A las siete en punto la ronda termina a la puerta de la iglesia. Cuando hay cura, cosa extraña en Villagarcía, no falta la misa, ni durante ella faltan tampoco las incesantes percusiones de los tambores. Coplas especiales, como la de el «Bendito», hechas para sentir la emoción o el éxtasis, se cantan en la misa del veinticuatro.
III. A INTERPRETAR.
Dicen que los ruidos ahuyentan a los malos espíritus. No lo negamos. Quién sabe si los tambores de Villagarcía de la Torre pretendieron, en estos finales de diciembre, expulsar con el ensordecedor tan-tan a los agentes maléficos y perturbadores, consiguiendo entrar en la nueva añada limpios de polvo y paja. Que la Virgen y su preñez asimilan el ancestral y luego inexplicable rito, entra dentro de lo posible. Mecanismos de esta índole conocidos son de sobra. Mas no aseveremos.

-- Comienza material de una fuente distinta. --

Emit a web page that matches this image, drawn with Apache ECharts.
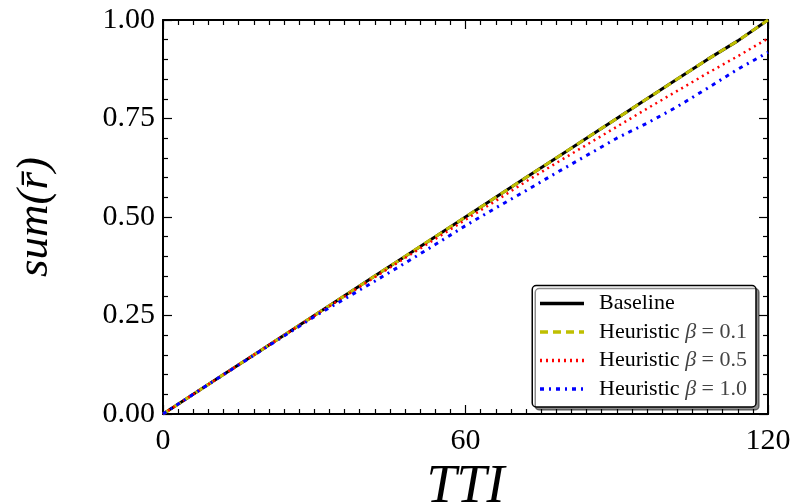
<!DOCTYPE html>
<html>
<head>
<meta charset="utf-8">
<script src="https://cdn.jsdelivr.net/npm/echarts@6/dist/echarts.min.js"></script>
<style>html,body{margin:0;padding:0;background:#fff}#c{width:791px;height:502px}</style>
</head>
<body>
<div id="c"></div>
<script>
const tti = [0,6,12,18,24,30,36,42,48,54,60,66,72,78,84,90,96,102,108,114,120];
const baseline = [0,0.05,0.1,0.15,0.2,0.25,0.3,0.35,0.4,0.45,0.5,0.55,0.6,0.65,0.7,0.75,0.8,0.85,0.9,0.947,1.0];
const heurB01 = [0,0.05,0.1,0.15,0.2,0.25,0.3,0.35,0.4,0.45,0.5,0.55,0.6,0.65,0.7,0.75,0.8,0.85,0.9,0.947,1.0];
const heurB05 = [0,0.05,0.1,0.15,0.2,0.249,0.298,0.347,0.396,0.444,0.493,0.541,0.59,0.637,0.683,0.729,0.775,0.82,0.865,0.908,0.953];
const heurB10 = [0,0.05,0.1,0.149,0.198,0.247,0.292,0.337,0.383,0.43,0.478,0.523,0.567,0.612,0.656,0.70,0.738,0.78,0.827,0.875,0.918];
const seriesNames = ['Baseline','Heuristic β = 0.1','Heuristic β = 0.5','Heuristic β = 1.0'];
const xTicks = [0,60,120];
const yTicks = [0,0.25,0.5,0.75,1.0];

const FONT = '"Liberation Serif", "DejaVu Serif", serif';
const pair = arr => tti.map((t,i)=>[t,arr[i]]);

const chart = echarts.init(document.getElementById('c'), null, {renderer:'canvas'});
const axisLine = {show:true, onZero:false, lineStyle:{color:'#000', width:2}};
const tick = {show:true, inside:true, length:9, lineStyle:{color:'#000', width:1.2}};
const option = {
  animation:false,
  backgroundColor:'#fff',
  grid:{left:163, right:23, top:20, bottom:88, containLabel:false, outerBoundsMode:'none'},
  xAxis:[
    {
      type:'value', min:xTicks[0], max:xTicks[xTicks.length-1], interval:60, position:'bottom',
      axisLine:axisLine, splitLine:{show:false}, axisTick:tick,
      minorTick:{show:true, splitNumber:20, length:5, lineStyle:{color:'#000', width:1.2}},
      axisLabel:{show:true, margin:12, color:'#000', fontFamily:FONT, fontSize:30},
      name:'TTI', nameLocation:'middle', nameGap:44,
      nameTextStyle:{fontFamily:FONT, fontStyle:'italic', fontSize:54, color:'#000'}
    },
    {
      type:'value', min:0, max:120, interval:60, position:'top',
      axisLine:axisLine, splitLine:{show:false}, axisTick:tick,
      minorTick:{show:true, splitNumber:20, length:5, lineStyle:{color:'#000', width:1.2}},
      axisLabel:{show:false}
    }
  ],
  yAxis:[
    {
      type:'value', min:yTicks[0], max:yTicks[yTicks.length-1], interval:0.25, position:'left',
      axisLine:axisLine, splitLine:{show:false}, axisTick:tick,
      minorTick:{show:true, splitNumber:5, length:5, lineStyle:{color:'#000', width:1.2}},
      axisLabel:{show:true, margin:8, color:'#000', fontFamily:FONT, fontSize:30,
        formatter:v=>v.toFixed(2)},
      name:'sum(r\u0304)', nameLocation:'middle', nameGap:105,
      nameTextStyle:{fontFamily:FONT, fontStyle:'italic', fontSize:45, color:'#000'}
    },
    {
      type:'value', min:0, max:1, interval:0.25, position:'right',
      axisLine:axisLine, splitLine:{show:false}, axisTick:tick,
      minorTick:{show:true, splitNumber:5, length:5, lineStyle:{color:'#000', width:1.2}},
      axisLabel:{show:false}
    }
  ],
  legend:{
    orient:'vertical', right:35, bottom:95,
    data:seriesNames,
    itemWidth:44, itemHeight:14, itemGap:6.5,
    padding:[7,9,7,6],
    itemStyle:{opacity:0},
    lineStyle:{width:3.5},
    backgroundColor:'#fff', borderColor:'#000', borderWidth:1.5, borderRadius:4,
    shadowColor:'rgba(0,0,0,0.45)', shadowBlur:0, shadowOffsetX:3, shadowOffsetY:3,
    formatter:function(name){
      const idx = name.indexOf('β');
      if(idx<0) return '{n|'+name+'}';
      return '{n|'+name.slice(0,idx)+'}{m|β}{k|'+name.slice(idx+1)+'}';
    },
    textStyle:{fontFamily:FONT, fontSize:22, color:'#000', lineHeight:20, padding:[0,0,0,10],
      rich:{
        n:{fontFamily:FONT, fontSize:22, color:'#000', lineHeight:20},
        m:{fontFamily:FONT, fontSize:22, color:'#444', fontStyle:'italic', lineHeight:20},
        k:{fontFamily:FONT, fontSize:22, color:'#444', lineHeight:20}
      }}
  },
  series:[
    {name:seriesNames[0], type:'line', data:pair(baseline), symbol:'none', z:2,
      lineStyle:{color:'#000', width:3, type:'solid'}, itemStyle:{color:'#000'}},
    {name:seriesNames[1], type:'line', data:pair(heurB01), symbol:'none', z:3,
      lineStyle:{color:'#bfbf00', width:3, type:[8,5]}, itemStyle:{color:'#bfbf00'}},
    {name:seriesNames[2], type:'line', data:pair(heurB05), symbol:'none', z:4,
      lineStyle:{color:'#ff0000', width:2.5, type:[2,4]}, itemStyle:{color:'#ff0000'}},
    {name:seriesNames[3], type:'line', data:pair(heurB10), symbol:'none', z:5,
      lineStyle:{color:'#0000ff', width:3, type:[4,5,2,5]}, itemStyle:{color:'#0000ff'}}
  ]
};
chart.setOption(option);
</script>
</body>
</html>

Dicen que también los ruidos fueron y son la expresión sonora de censura popular, que aquí nos huele a cencerrada. Lo hemos apuntado: «La cencerrada en el partido de Granadilla», Revista de Folklore, 5, 2 (1985), 12 ss. «Casar moza con viejo, no es buen consejo», expone el refranero. La cencerrada preludia estas bodas, y vuelve la cencerrada cuando la joven queda prendida y se duda de la paternidad del senil esposo, y no se guardan los tambores o cencerros porque han de sonar al nacimiento del Niño. Doncella era María y anciano era San José, y ésta fue tierra de moriscos, de judíos y de un abecedario de sectas que nunca aceptaron lo que para ellos suponía inexplicable paternidad. Y la campanillá apareció cada año, porque cada año se conmemora el parto de María y porque cada año se repite lo que fue primordial cencerrada.

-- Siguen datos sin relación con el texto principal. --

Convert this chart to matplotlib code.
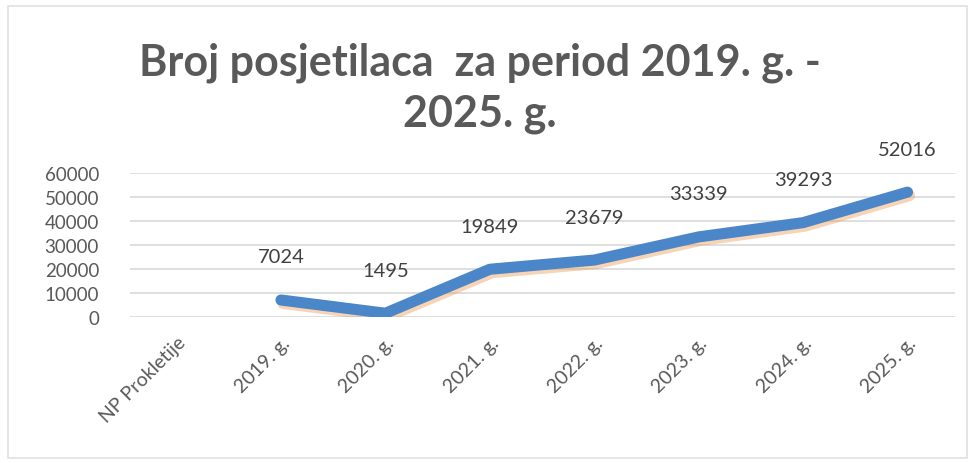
import matplotlib.pyplot as plt
import matplotlib.patheffects as pe
from matplotlib.patches import Rectangle

# Podaci
categories = ['NP Prokletije', '2019. g.', '2020. g.', '2021. g.', '2022. g.',
              '2023. g.', '2024. g.', '2025. g.']
years_idx = [1, 2, 3, 4, 5, 6, 7]
visitors = [7024, 1495, 19849, 23679, 33339, 39293, 52016]
yticks = [0, 10000, 20000, 30000, 40000, 50000, 60000]

plt.rcParams['font.family'] = ['Lato', 'DejaVu Sans']

fig = plt.figure(figsize=(9.74, 4.64), dpi=100)
ax = fig.add_axes([0.133, 0.315, 0.847, 0.31])

# blaga narandzasta sjena ispod plave linije, kao u Excelu
ax.plot(years_idx, visitors, color='#4a86c8', lw=8, solid_capstyle='round',
        solid_joinstyle='round', zorder=3,
        path_effects=[pe.SimpleLineShadow(offset=(1.5, -2.5), shadow_color='#f0a060', alpha=0.45),
                      pe.Normal()])

for x, v in zip(years_idx, visitors):
    ax.annotate(str(v), (x, v), xytext=(0, 31), textcoords='offset points',
                ha='center', va='center', fontsize=14.5, color='#404040')

ax.set_xlim(-0.45, 7.45)
ax.set_ylim(0, 60000)
ax.set_yticks(yticks)
ax.set_yticklabels([str(t) for t in yticks], fontsize=13.5, color='#595959')
ax.set_xticks(range(len(categories)))
ax.set_xticklabels(categories, rotation=45, ha='right', rotation_mode='anchor',
                   fontsize=14, color='#595959')
ax.tick_params(axis='both', length=0)
ax.tick_params(axis='y', pad=22)
ax.tick_params(axis='x', pad=12)
ax.grid(axis='y', color='#d9d9d9', lw=1.2)
ax.set_axisbelow(True)
for s in ax.spines.values():
    s.set_visible(False)

fig.text(0.493, 0.865, 'Broj posjetilaca  za period 2019. g. -', ha='center', va='center',
         fontsize=31, fontweight='bold', color='#595959')
fig.text(0.493, 0.755, '2025. g.', ha='center', va='center',
         fontsize=31, fontweight='bold', color='#595959')

fig.patches.append(Rectangle((0.008, 0.01), 0.985, 0.975, transform=fig.transFigure,
                             fill=False, edgecolor='#e0e0e0', lw=1.2))

fig.savefig('out.png', dpi=100)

Dicen que en Guijo de Santa Bárbara cada Nochebuena suenan los campanillos. Como en Villagarcía de la Torre, la censura se ha convertido en exaltación. y hubo murga, al igual que en el pueblo pacense, en Burguillos del Cerro, en Alía, en Torrejoncillo, en Casares de Hurdes...
Y dicen que en Ahigal a unos pastores que atronaban con los cencerros en la Nochebuena les se queó la mano lacia como de un paralí. A quienes participaron en la irreverente censura les alcanzó el castigo divino.